#### WHAT TO DO:
Begin with the first line of the material and copy each line word for word through the line that contains "39500, 39000, 38700]"; the pictures are left out.

★ ★ ★ ★ ★

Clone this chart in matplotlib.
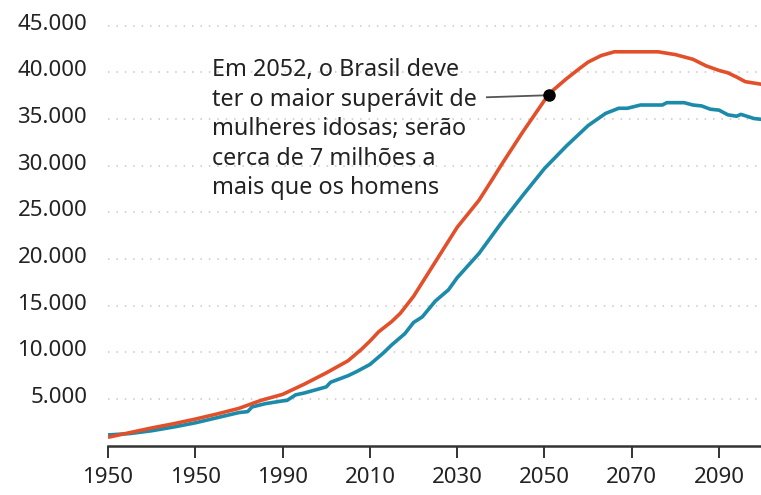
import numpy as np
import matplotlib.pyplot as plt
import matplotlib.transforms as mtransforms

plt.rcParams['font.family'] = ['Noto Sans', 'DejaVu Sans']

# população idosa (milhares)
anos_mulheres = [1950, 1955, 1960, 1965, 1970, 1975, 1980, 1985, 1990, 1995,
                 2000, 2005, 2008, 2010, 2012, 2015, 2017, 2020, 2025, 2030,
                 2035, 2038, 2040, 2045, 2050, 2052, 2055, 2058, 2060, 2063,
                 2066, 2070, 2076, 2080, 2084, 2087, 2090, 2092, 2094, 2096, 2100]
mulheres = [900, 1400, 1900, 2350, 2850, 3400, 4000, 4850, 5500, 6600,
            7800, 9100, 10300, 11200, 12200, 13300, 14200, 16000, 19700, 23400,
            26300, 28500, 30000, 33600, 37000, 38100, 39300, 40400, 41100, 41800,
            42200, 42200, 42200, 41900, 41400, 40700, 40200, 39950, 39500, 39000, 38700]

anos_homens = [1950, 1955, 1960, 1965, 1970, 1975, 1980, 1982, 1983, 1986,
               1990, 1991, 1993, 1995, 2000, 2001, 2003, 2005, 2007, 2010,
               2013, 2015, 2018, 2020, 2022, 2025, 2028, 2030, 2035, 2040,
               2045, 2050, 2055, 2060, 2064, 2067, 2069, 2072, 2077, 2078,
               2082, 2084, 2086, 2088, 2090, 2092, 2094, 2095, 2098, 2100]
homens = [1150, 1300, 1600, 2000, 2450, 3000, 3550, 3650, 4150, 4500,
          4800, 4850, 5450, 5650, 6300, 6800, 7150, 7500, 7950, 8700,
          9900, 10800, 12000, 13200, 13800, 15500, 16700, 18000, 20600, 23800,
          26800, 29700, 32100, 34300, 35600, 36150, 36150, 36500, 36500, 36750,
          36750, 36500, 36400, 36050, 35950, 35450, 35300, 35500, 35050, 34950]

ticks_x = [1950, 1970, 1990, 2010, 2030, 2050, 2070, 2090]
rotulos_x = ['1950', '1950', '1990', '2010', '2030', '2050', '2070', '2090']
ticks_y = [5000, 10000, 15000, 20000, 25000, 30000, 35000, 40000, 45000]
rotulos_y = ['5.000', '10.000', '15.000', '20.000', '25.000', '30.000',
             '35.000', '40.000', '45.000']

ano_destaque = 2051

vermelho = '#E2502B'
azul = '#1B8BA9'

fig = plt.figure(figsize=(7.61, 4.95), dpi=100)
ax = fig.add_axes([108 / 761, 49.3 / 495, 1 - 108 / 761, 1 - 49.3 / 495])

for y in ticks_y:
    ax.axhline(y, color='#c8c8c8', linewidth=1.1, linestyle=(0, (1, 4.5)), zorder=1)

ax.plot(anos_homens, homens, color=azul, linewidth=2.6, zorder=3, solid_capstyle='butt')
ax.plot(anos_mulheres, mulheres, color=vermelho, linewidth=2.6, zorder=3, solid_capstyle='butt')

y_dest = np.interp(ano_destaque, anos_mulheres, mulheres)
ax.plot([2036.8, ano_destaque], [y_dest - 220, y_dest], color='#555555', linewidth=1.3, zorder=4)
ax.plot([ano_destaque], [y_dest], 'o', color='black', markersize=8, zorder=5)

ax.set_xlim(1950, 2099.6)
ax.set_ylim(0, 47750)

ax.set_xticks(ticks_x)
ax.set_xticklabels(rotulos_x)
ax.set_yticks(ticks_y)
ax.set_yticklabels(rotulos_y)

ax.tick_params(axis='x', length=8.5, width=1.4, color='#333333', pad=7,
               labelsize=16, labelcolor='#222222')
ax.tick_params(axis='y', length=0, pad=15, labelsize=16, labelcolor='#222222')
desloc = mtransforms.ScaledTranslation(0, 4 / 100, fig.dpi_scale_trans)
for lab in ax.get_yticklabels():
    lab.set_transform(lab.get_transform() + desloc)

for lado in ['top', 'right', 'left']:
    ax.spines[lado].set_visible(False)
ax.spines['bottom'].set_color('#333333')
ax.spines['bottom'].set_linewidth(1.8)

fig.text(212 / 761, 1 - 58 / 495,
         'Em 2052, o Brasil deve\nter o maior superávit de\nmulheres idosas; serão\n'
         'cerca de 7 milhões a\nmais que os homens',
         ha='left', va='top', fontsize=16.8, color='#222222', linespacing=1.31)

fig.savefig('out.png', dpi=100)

★ ★ ★ ★ ★

#### EXERCISE OUTPUT:
Clone this chart in matplotlib.
import numpy as np
import matplotlib.pyplot as plt
import matplotlib.transforms as mtransforms

plt.rcParams['font.family'] = ['Noto Sans', 'DejaVu Sans']

# população idosa (milhares)
anos_mulheres = [1950, 1955, 1960, 1965, 1970, 1975, 1980, 1985, 1990, 1995,
                 2000, 2005, 2008, 2010, 2012, 2015, 2017, 2020, 2025, 2030,
                 2035, 2038, 2040, 2045, 2050, 2052, 2055, 2058, 2060, 2063,
                 2066, 2070, 2076, 2080, 2084, 2087, 2090, 2092, 2094, 2096, 2100]
mulheres = [900, 1400, 1900, 2350, 2850, 3400, 4000, 4850, 5500, 6600,
            7800, 9100, 10300, 11200, 12200, 13300, 14200, 16000, 19700, 23400,
            26300, 28500, 30000, 33600, 37000, 38100, 39300, 40400, 41100, 41800,
            42200, 42200, 42200, 41900, 41400, 40700, 40200, 39950, 39500, 39000, 38700]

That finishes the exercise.